I sell lies for a living

November 10, 2003 — Leave a comment

i`ve worked on and off in advertising for the last 12 years. and sometime this month i`m heading back into the fray full time. my background is print and design, but i`ve had opportunities to write radio and tv scripts as well as produce my own tv commercials.

i started in the business as a typesetter, in the early days. when ads were still stripped up. [get that look off your face, let me explain how it`s done].

actually i got fascinated by the business one year when i was working in a printery [my mother believed that idle hands… you know and insisted that i get a job during my vacations, more about that some other time]

now most of the print advertising you see is done entirely on computer, the photos are digitised [scanned, shot digitally or bought online], all the elements of the ad are put together using a variety of applications like photoshop, quark, indesign, illustrator and/or freehand.

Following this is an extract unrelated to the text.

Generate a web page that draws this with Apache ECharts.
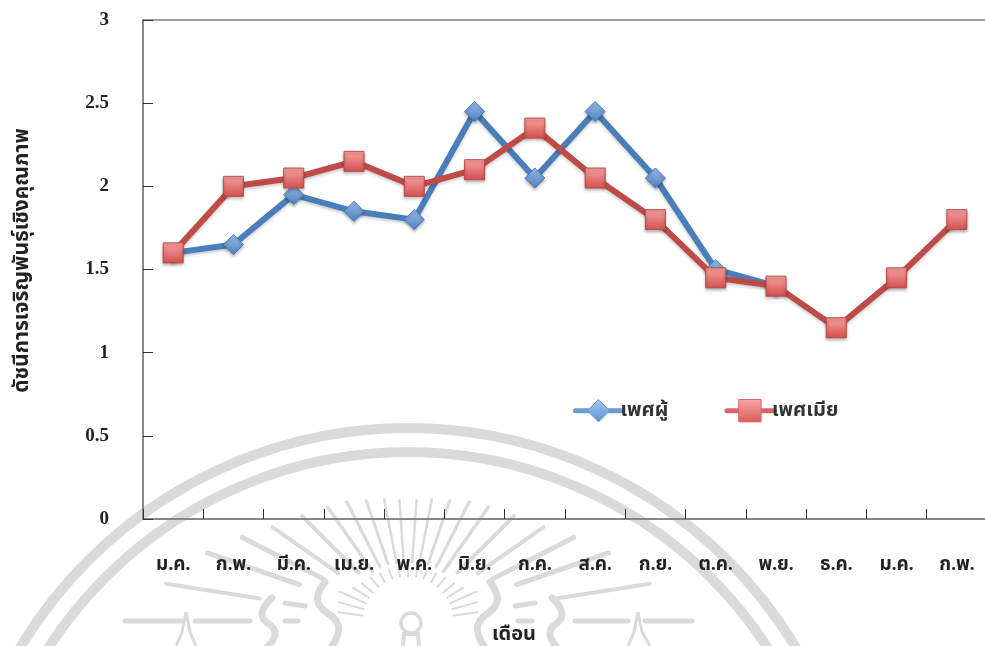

when i first started in this industry, the only thing the computer was used for was setting types, even then it was just a step up from rubbing down letraset [letraset used to provide their entire font families at various sizes as transfers, trust me it was long and tedious process]. how the type setting worked was the artist would specify one of the 11 post script fonts that were available to size, i would type it up, put it on a diskette and send it out. no, we didn`t have a laser printer, in the early 90s a laser printer, even for an ad agency was a massive expense.

when the printed type came back from the output house it was then stripped [cut and pasted] into position on a series of overlays. the overlays represented the four base colours in printing: cyan, magenta, yellow and black.

i`m recalling this as i`m typing and realising how easy most of the graphic artists have it now, most of them have no idea about ruby and amber lith, cow gum, the mythical properties of a waxer and spray adhesive.

after the types were stripped in and any prints or negatives were copied in for position, the whole kit and caboodle was sent down to another output house, in those days the only people that did that kind of work here was the guardian. the guardian would then generate a set of negs to the size specified, which would then be sent to the newspapers or the printer as needed.

in the space of two years all of that changed, more and more ads were being built entirely on the computer, images were scanned and placed in the artwork and we could and did send everything directly down to the newspapers

computers have generated a lot of laziness in the industry, very few people do pencil sketches anymore and just sit in front of the computer hoping for inspiration and when that is lacking a photoshop effect is thrown in for good measure.